Archaeoentomological Perspectives on Dorset Occupations in Newfoundland: A Case Study from the Site of Phillip’s Garden (EeBi-1)


  • Frédéric Dussault
  • Trevor J. Bell
  • Vaughan Grimes



archaeoentomology, Dorset, Newfoundland, land-use, landscape, economy, hunter-gatherer


The Dorset Paleo-Inuit occupied the island of Newfoundland for over 800 years (1990 BP to 1180 BP), producing a unique and identifiable archaeological record. Despite this, our current understanding of this sea-mammal hunting population is essentially based on past analysis of architecture, artefacts, and animal remains.
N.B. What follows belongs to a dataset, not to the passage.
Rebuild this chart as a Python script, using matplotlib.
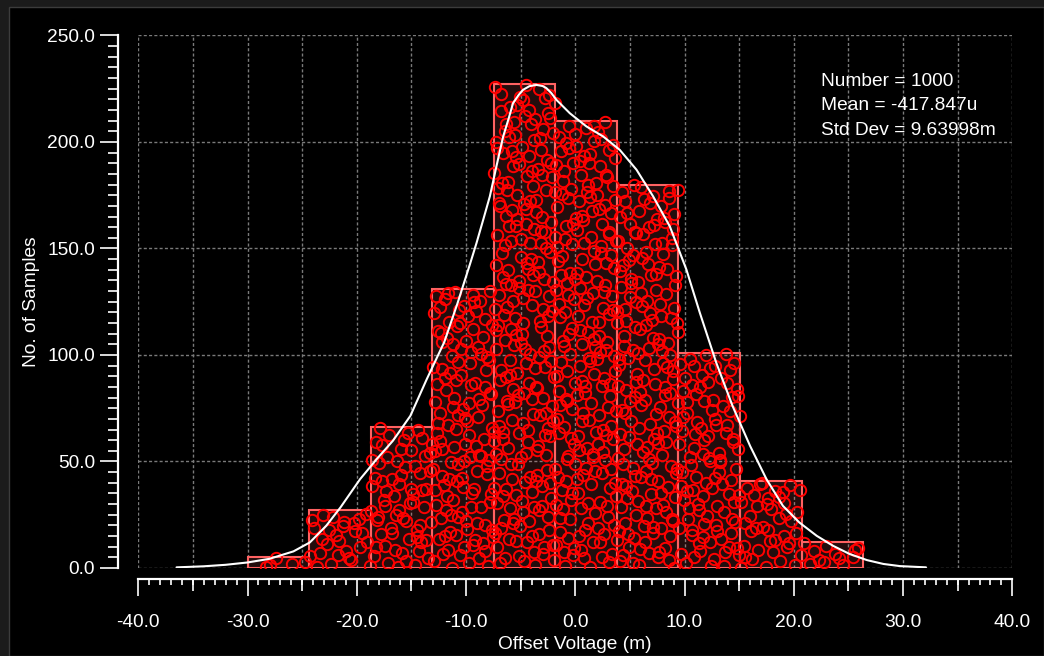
import numpy as np
import matplotlib
matplotlib.use("Agg")
import matplotlib.pyplot as plt
from matplotlib.patches import Rectangle
from matplotlib.ticker import MultipleLocator, FormatStrFormatter

# Offset voltage histogram, 10 equal bins starting at the minimum sample
bin_start = -30.0
bin_width = 5.635
bin_counts = [5, 27, 66, 131, 227, 210, 180, 101, 41, 12]

# Smoothed distribution curve, already scaled to samples per bin
curve_x = [-36.5, -34.0, -32.0, -30.0, -28.0, -25.8, -24.3, -22.8, -21.5, -19.7,
           -18.2, -16.7, -15.1, -13.6, -12.0, -10.8, -9.65, -9.04, -8.4, -7.82,
           -7.2, -6.6, -6.1, -5.7, -5.2, -4.78, -4.2, -3.56, -3.0, -2.65,
           -2.2, -1.73, -0.5, 1.02, 2.55, 4.07, 5.6, 7.12, 8.65, 10.17,
           11.4, 12.9, 14.4, 16.0, 17.5, 19.0, 20.5, 22.1, 23.6, 25.1,
           26.7, 28.2, 29.7, 32.1]
curve_y = [0.3, 0.8, 1.5, 2.6, 4.3, 7.8, 12.0, 19.8, 28.4, 41.7,
           51.0, 59.7, 71.4, 88.6, 106.0, 124.0, 142.5, 152.6, 164.0, 174.5,
           189.0, 202.6, 211.0, 218.2, 222.0, 224.5, 226.2, 226.8, 226.3, 225.3,
           223.0, 219.8, 213.5, 207.3, 202.6, 196.3, 187.0, 174.5, 160.4, 140.1,
           119.8, 96.4, 76.0, 57.3, 41.7, 29.2, 21.4, 15.1, 10.4, 6.6,
           3.7, 1.9, 0.9, 0.3]

stats_lines = ["Number = 1000", "Mean = -417.847u", "Std Dev = 9.63998m"]

x_label = "Offset Voltage (m)"
y_label = "No. of Samples"

plt.rcParams['font.family'] = ['Liberation Sans', 'DejaVu Sans']
FS = 13.8
WHITE = '#ffffff'
LEFT_OFFSET = 14.4   # points between plot area and y axis
BOTTOM_OFFSET = 7.9  # points between plot area and x axis


def halton(i, base):
    """Radical inverse of i, used to spread circles over a bar."""
    f, r = 1.0, 0.0
    while i > 0:
        f /= base
        r += f * (i % base)
        i //= base
    return r


fig = plt.figure(figsize=(10.44, 6.56), dpi=100, facecolor='#1b1b1b')
# black panel inside the thin grey frame
fig.add_artist(Rectangle((9 / 1044, 0), 1 - 9 / 1044, (656 - 7) / 656,
                         transform=fig.transFigure, facecolor='black',
                         edgecolor='#3c3c3c', lw=1, zorder=-10))

ax = fig.add_axes([0.13247, 0.13415, 0.83716, 0.81174])
ax.set_facecolor('black')
ax.set_xlim(-40, 40)
ax.set_ylim(0, 250)

# dashed grid
grid_kw = dict(color='#7a7a7a', lw=1.0, ls=(0, (2.2, 1.6)), zorder=0)
for gx in np.arange(-40, 41, 5):
    ax.axvline(gx, **grid_kw)
for gy in np.arange(0, 251, 50):
    ax.axhline(gy, **grid_kw)

# histogram bars
edges = bin_start + bin_width * np.arange(len(bin_counts))
ax.bar(edges, bin_counts, width=bin_width, align='edge',
       facecolor=(1, 0.38, 0.38, 0.14), edgecolor='#ff6262', lw=1.5, zorder=1)

# every sample as an open circle, spread over its bar
px, py = [], []
k = 0
for lo, n in zip(edges, bin_counts):
    for _ in range(n):
        k += 1
        px.append(lo + bin_width * halton(k * 7 + 3, 3))
        py.append(n * halton(k * 7 + 3, 2))
ax.plot(px, py, 'o', ms=8.2, mfc='none', mec='#ff0000', mew=1.4, zorder=2)

# distribution curve
ax.plot(curve_x, curve_y, color=WHITE, lw=1.5, zorder=3, solid_capstyle='round')

# statistics text
for i, line in enumerate(stats_lines):
    ax.text(0.781, 0.9057 - i * 0.0465, line, transform=ax.transAxes,
            color=WHITE, fontsize=FS, va='baseline', ha='left', zorder=4)

# axes styling: detached left and bottom axes
for side in ('top', 'right'):
    ax.spines[side].set_visible(False)
ax.spines['left'].set_position(('outward', LEFT_OFFSET))
ax.spines['bottom'].set_position(('outward', BOTTOM_OFFSET))
for side in ('left', 'bottom'):
    ax.spines[side].set_color(WHITE)
    ax.spines[side].set_linewidth(1.6)

ax.yaxis.set_major_locator(MultipleLocator(50))
ax.yaxis.set_minor_locator(MultipleLocator(5))
ax.xaxis.set_major_locator(MultipleLocator(10))
ax.xaxis.set_minor_locator(MultipleLocator(1))
ax.xaxis.set_major_formatter(FormatStrFormatter('%.1f'))
ax.yaxis.set_major_formatter(FormatStrFormatter('%.1f'))

ax.tick_params(axis='both', which='both', colors=WHITE, direction='out', width=1.2)
ax.tick_params(axis='y', which='major', length=13, pad=3.6, labelsize=FS)
ax.tick_params(axis='y', which='minor', length=7.5)
ax.tick_params(axis='x', which='major', length=12.2, pad=12.8, labelsize=FS)
ax.tick_params(axis='x', which='minor', length=4.3)

ax.set_xlabel(x_label, color=WHITE, fontsize=FS, labelpad=4)
ax.set_ylabel(y_label, color=WHITE, fontsize=FS, labelpad=5)

# medium ticks every 5 on the x axis
ax2 = ax.twiny()
ax2.set_xlim(-40, 40)
ax2.patch.set_visible(False)
for side in ax2.spines:
    ax2.spines[side].set_visible(False)
ax2.spines['bottom'].set_position(('outward', BOTTOM_OFFSET))
ax2.xaxis.set_ticks_position('bottom')
ax2.set_xticks(np.arange(-35, 40, 10))
ax2.tick_params(axis='x', which='major', colors=WHITE, direction='out',
                length=8.6, width=1.2, labelbottom=False, labeltop=False, top=False)
ax2.tick_params(axis='x', which='minor', bottom=False, top=False)

fig.savefig('out.png', dpi=100, facecolor=fig.get_facecolor())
While these data show that the Dorset intensively used sites at different locations through the Arctic and Subarctic, very little information is known regarding their impact on their surroundings and the environment. Our research is based on soil samples collected at the site of Phillip’s Garden, which is considered to be one of the most intensely occupied sites within the Dorset culture’s geographic range. Beetles, which are known to be ecological specialists, were used as a proxy in this research in order to document the composition and fluctuation in vegetation, and environmental change through time at the site. The analysis demonstrates that the Dorset communities of Phillip’s Garden harvested trees, and modified the environment and the flora surrounding their settlement more intensively than previously thought.